Também ouvi da boca de um que mal se começava a evoluir espiritualmente, naturalmente, a riqueza material aparecia. Esse era Cristão e devia imaginar um Cristo todo paramentado a fios de ouro. Olhei-o de boca aberta, e ainda tenho a boca aberta, a olhar para ele. Ele é o palácio e eu a burra. Ele era mais "apalaçado" do que o túmulo de Cristo e respectiva ressurreição.
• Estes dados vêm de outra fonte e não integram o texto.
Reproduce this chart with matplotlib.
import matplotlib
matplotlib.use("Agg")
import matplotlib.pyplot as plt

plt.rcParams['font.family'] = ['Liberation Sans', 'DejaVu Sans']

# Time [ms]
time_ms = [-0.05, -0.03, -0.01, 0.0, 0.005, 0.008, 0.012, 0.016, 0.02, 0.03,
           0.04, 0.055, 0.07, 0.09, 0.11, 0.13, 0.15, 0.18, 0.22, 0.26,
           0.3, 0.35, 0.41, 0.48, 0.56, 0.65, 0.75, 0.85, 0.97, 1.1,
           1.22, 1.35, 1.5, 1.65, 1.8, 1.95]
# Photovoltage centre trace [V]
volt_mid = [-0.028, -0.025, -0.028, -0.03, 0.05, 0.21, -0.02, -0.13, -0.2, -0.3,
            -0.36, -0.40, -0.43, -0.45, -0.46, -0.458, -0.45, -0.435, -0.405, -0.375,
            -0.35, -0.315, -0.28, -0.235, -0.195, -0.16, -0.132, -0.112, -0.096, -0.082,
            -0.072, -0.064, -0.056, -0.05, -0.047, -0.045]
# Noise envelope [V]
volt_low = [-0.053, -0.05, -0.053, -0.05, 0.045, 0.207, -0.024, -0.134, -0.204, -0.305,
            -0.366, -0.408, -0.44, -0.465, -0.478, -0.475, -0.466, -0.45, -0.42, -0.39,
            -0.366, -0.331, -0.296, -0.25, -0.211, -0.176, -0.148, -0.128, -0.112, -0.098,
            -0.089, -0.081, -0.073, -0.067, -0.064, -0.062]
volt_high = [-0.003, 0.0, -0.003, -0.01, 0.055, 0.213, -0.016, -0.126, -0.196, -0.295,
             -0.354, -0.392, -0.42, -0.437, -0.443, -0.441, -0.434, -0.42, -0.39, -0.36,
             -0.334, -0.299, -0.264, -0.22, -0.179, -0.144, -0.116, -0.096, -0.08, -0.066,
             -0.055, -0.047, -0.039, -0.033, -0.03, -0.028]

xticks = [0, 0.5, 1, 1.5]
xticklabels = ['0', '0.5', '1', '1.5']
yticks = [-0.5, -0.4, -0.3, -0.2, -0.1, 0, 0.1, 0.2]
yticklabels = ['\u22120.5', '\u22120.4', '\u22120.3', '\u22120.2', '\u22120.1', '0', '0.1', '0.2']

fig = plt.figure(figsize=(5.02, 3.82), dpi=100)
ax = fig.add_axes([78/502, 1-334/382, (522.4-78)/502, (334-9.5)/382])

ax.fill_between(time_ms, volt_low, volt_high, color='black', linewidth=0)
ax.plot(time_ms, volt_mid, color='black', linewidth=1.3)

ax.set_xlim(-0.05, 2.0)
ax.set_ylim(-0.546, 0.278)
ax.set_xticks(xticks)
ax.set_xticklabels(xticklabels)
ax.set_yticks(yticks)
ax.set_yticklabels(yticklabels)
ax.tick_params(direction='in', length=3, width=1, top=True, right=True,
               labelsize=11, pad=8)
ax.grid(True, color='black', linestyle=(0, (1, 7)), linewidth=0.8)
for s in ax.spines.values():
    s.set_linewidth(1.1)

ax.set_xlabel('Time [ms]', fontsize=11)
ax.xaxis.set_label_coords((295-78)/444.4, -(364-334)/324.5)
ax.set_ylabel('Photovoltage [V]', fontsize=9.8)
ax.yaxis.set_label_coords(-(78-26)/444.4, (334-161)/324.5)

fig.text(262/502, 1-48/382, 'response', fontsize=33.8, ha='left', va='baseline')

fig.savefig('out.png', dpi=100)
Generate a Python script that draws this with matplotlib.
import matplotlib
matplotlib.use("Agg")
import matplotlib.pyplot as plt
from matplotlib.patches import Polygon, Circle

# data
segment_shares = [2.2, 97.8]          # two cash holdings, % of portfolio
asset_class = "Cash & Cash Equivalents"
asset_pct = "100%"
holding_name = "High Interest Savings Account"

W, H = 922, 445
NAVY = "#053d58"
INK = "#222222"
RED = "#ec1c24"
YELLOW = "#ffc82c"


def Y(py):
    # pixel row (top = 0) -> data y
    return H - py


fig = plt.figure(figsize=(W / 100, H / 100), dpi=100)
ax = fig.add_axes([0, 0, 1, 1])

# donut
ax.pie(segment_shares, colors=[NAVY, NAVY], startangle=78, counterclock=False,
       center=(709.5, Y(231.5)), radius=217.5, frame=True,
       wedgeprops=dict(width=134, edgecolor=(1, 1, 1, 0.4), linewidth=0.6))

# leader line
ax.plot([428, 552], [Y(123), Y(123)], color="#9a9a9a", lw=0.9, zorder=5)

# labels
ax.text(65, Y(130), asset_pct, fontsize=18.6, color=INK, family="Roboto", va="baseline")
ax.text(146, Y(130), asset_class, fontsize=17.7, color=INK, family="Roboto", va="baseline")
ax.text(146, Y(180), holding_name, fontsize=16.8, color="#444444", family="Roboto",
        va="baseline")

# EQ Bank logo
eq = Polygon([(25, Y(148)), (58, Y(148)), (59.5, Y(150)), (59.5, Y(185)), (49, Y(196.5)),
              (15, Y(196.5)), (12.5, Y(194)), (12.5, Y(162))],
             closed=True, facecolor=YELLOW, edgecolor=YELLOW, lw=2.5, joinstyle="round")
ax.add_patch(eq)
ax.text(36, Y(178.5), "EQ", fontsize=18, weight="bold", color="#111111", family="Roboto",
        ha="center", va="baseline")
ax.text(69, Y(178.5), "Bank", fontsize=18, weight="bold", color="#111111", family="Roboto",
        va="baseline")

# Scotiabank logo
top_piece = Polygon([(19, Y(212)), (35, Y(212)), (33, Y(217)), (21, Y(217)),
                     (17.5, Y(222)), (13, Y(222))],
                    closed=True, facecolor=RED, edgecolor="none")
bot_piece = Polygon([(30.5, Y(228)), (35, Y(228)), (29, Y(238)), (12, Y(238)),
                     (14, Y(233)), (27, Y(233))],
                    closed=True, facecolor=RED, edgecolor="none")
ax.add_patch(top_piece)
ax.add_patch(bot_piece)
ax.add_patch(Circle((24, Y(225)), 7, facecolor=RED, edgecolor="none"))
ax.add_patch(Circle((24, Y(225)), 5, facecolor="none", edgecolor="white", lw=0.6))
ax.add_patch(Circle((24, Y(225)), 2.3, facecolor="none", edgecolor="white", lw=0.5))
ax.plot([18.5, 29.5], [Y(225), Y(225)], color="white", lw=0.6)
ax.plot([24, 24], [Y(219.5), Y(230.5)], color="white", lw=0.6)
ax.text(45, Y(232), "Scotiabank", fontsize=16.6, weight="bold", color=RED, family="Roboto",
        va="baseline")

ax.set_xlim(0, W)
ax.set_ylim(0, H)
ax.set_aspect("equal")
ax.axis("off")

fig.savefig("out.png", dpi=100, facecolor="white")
Estes seres normalmente gostam de bruxas cegas porque dizem que prevêem o futuro, ou de bruxas simplesmente doidas que dizem umas coisas que depois podem ser aproveitadas. São os gatos das botas, versão "sanguessugas" e extraordinariamente evoluídos espiritualmente, assim se pensam. São os que "dominam" tudo à sua volta, os que sabem de que é que a casa gasta, de que é que este mundo gasta.
Houve aí uma fase em que chorei lágrimas sem fim, elas vinham de dentro, jorravam como uma fonte que nunca se acabava, sem que na altura entendesse o que se passava ou o porquê de tantas lágrimas, mas a resposta era bem simples: desilusão. Mas foi essa desilusão com esses seres que me fez ver o quão distante estava de tudo aquilo. Nunca foi uma desilusão com a minha própria ilusão, foi uma desilusão com a ilusão que criavam e foi por isso que se deu um corte ontológico, visceral.
Hoje percebo que têm Asperger de adultos, que estão bem nesta época, que a merecem, que vivem nela e a saboreiam até ao tutano. Daí que não tenham criatividade alguma. São tecnicamente possíveis, juntam elementos como a Inteligência Artificial. Nunca erram. Nem levam pancada (como afirmou Pessoa) porque nunca iriam bater neles próprios, o máximo que conseguem fazer é a penitência, que cheira a catequese, a teias de aranha, a padres com taras e ao perdão imediato depois do terço. Um perdão tecnicamente possível. Instantâneo, até.
Um dos elementos que gostam muito de juntar são as chamadas trevas que cada um carrega dentro de si. Adoram dizer que passaram pelas trevas, como heróis, e atiram à cara dos outros a urgência de o fazer como se, por um qualquer mistério insondável, soubessem quais são as trevas de cada um, pois pensado saber quais as deles, pensam saber as de todos. E movem-se bem nessas jogadas, quer sejam de bastidores ou directas. E mesmo que pisem o risco e espezinhem o Espírito Santo nessa corrida para a glória, lá vem a Santa Penitência que é como a água e lava tudo... e aparecem lavadinhos e penteadinhos como acólitos.
Mas há tanto Mistério na Vida, tanto que penso ser um grão de areia neste cosmos imenso, a primeira bolacha do pacote que sabe sempre melhor do que as outras. Tão vivo é o Mistério que é sempre vivificado e tão longe está destas acrobacias de circo. Tão longe me sinto, como uma ilha. Sou só a distância que me separa do Mistério.